Starting at the line containing "Give me the Bokeh source for this chart.", please quote every line up to and including the line containing "from bokeh.resources import INLINE", exactly, and nothing beyond.

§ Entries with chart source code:
-------

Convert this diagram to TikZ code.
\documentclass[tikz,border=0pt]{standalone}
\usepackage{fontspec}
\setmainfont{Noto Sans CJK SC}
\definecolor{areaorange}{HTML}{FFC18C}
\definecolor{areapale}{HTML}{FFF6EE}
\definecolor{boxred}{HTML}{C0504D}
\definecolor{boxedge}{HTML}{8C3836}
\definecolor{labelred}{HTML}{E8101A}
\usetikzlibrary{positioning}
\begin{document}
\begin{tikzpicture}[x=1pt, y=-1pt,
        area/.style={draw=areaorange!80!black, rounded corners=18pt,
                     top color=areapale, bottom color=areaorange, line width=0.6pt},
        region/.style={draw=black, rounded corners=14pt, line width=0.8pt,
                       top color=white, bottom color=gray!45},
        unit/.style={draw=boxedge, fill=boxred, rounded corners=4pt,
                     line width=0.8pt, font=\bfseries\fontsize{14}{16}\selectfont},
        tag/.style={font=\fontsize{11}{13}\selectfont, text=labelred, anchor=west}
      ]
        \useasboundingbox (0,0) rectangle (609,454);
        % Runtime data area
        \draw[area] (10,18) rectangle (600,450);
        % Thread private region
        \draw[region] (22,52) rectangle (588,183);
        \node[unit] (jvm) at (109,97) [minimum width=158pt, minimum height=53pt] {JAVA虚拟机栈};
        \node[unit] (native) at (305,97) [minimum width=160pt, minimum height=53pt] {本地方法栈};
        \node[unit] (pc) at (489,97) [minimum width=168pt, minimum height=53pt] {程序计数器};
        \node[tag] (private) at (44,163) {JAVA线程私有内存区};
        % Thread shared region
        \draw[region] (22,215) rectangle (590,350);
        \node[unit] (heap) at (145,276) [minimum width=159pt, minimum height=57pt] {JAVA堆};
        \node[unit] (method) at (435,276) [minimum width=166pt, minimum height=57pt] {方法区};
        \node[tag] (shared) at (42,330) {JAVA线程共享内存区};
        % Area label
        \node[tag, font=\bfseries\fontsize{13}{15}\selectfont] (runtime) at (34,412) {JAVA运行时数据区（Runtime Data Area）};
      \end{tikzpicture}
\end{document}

-------

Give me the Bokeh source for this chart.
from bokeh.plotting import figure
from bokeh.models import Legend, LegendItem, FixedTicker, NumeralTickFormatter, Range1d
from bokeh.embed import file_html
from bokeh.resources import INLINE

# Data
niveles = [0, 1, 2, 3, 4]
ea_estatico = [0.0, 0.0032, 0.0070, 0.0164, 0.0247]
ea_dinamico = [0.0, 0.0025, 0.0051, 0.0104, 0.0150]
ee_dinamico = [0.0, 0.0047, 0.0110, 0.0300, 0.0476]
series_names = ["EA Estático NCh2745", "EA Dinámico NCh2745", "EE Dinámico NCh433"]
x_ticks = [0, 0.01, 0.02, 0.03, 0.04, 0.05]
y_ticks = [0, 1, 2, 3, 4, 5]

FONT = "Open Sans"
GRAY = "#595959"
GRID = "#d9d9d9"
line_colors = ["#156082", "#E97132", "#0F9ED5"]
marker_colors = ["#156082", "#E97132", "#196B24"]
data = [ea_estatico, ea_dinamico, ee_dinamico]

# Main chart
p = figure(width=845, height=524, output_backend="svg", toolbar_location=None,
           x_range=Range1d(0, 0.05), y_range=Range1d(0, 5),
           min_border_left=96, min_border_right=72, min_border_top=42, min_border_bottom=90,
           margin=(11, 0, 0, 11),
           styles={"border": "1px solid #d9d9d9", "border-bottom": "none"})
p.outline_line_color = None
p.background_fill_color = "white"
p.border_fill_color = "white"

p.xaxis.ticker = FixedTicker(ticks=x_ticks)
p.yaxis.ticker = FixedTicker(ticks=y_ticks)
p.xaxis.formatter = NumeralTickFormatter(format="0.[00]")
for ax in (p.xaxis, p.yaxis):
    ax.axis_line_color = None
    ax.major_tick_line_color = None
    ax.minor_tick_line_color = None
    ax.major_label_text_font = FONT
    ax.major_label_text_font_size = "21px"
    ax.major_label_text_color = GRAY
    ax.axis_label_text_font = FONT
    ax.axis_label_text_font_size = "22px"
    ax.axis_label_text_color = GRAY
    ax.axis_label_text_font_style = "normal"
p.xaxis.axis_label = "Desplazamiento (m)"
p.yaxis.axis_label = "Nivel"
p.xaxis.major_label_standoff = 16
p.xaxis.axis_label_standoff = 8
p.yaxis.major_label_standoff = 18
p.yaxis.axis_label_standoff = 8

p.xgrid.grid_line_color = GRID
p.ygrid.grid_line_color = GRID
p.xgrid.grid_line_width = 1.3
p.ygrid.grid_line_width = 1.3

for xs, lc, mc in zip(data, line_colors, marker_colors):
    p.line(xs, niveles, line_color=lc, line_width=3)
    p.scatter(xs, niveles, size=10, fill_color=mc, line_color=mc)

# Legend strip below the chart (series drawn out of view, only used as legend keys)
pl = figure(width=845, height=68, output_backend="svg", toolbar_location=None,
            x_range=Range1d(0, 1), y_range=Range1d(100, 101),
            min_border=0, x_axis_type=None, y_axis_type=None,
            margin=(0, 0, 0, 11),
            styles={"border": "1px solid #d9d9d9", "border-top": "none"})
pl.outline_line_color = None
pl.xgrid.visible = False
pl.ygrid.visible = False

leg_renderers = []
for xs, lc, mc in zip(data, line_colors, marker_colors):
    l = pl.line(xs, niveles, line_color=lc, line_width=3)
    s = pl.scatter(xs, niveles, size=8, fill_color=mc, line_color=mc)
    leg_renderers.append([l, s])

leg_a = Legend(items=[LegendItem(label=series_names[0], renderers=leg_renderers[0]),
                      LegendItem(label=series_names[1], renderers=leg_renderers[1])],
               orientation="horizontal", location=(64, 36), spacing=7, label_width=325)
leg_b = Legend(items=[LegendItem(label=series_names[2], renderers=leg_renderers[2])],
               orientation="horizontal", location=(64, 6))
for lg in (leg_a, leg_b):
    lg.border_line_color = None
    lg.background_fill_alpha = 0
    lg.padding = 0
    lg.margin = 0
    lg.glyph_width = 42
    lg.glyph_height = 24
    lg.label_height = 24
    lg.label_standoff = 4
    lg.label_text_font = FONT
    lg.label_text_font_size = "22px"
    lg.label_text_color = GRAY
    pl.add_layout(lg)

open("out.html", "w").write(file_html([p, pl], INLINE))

-------

§ Exercise response:
Give me the Bokeh source for this chart.
from bokeh.plotting import figure
from bokeh.models import Legend, LegendItem, FixedTicker, NumeralTickFormatter, Range1d
from bokeh.embed import file_html
from bokeh.resources import INLINE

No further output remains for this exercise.